Shenzhen is a pioneer in the construction of “No Waste City” in China (Ministry of Ecology and Environment of the People's Republic of China, 2022), with China Construction Eighth Engineering Division playing an exemplary role in green construction practices (China Construction Industry Association, 2017; China Association of Construction Enterprise Management, 2023). Therefore, this study selects the “Xinqiao Smart City” project in Shenzhen, undertaken by the aforementioned company, as the subject of empirical study (General Office of the People's Government of Shenzhen Municipality, 2022). The project, which utilizes a frame shear wall structure, spans approximately 243,000 square meters and has a contract value of 688 million yuan. The project department has developed a “Green Construction Plan,” setting a target of no more than 300 tons of construction waste per 10,000 square meters. To achieve this, measures such as rewards and penalties, training, and supervision have been introduced to promote CWWRB. Considering the phased progress goals of the case project, 120 days are selected as the simulation period for the model.

Data collection was completed through two-stage field interviews. The first stage focused on five on-site managers and aimed to understand waste management measures and the overall performance of construction workers. The second stage targeted 53 construction workers to explore the causation of CWWRB. The two-stage interview outlines and surveyed construction workers' demographics (Supplementary Table S1) are shown in Supplementary material. Following the approach of Ding et al. (2023), closed-ended survey data were processed using weighted averages, and open-ended responses were evaluated in conjunction with literature reviews, yielding the parameter results shown in Table 2. Notably, interview findings indicate that the project does not provide economic subsidies or rewards for CWWRB in actual construction. Additionally, some variables in this study require mathematical quantification, which will be detailed below.

Table 2

Table 2. Assignment of partial variables and parameters.

4.1.1 Variables of WI (work income of construction workers), WC (working cost), and AWC (additional working cost for CWWRB)

Construction workers devote considerable effort to ensure the timely completion of construction tasks to secure wages (Liang et al., 2018). Therefore, the average daily wage of construction workers is assigned to the variable WI. Meanwhile, this study defines the variable WC based on the fatigue level as defined in Equation 6 (Yang and Wang, 2021), in which 120 represents the conversion factor of the baseline fatigue degree and the monetary, with the values of other relevant parameters shown in Table 2. Interviews reveal that CWWRB requires an additional 18.77% in the working cost.
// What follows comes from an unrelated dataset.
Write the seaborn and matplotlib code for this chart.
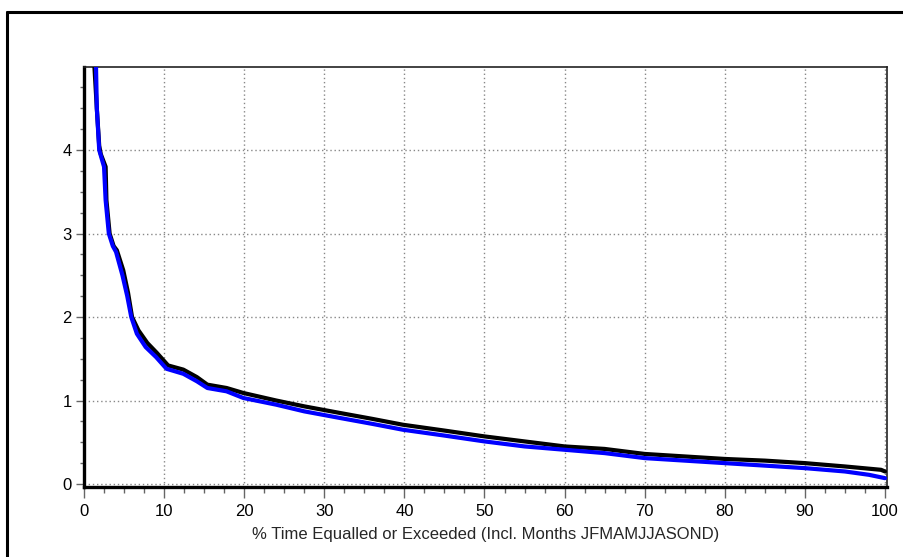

Based on Equation 6, the value of WC for CWWRB and CWWNRB is 176.6 yuan and 209.7 yuan, respectively.

$\begin{array}{ll}\begin{array}{c}\text{E}=120{\displaystyle \prod _{\text{m}=1}^{\text{n}}}(1+{\nu }_{\text{m}})+\epsilon \end{array}& (6)\end{array}$

4.1.2 Variable WETE (wasteful education and training effects of construction workers' CWWNRB)

Education and training can encourage CWWRB by compensating for construction workers' cognitive and experiential limitations in waste reduction (Li et al., 2022). Survey results show that the training interval for the project is 15 days. Due to CWWNRB, the wasteful effect of the jth training round on the ith day is described in Equation 7 (Yang and Wang, 2021).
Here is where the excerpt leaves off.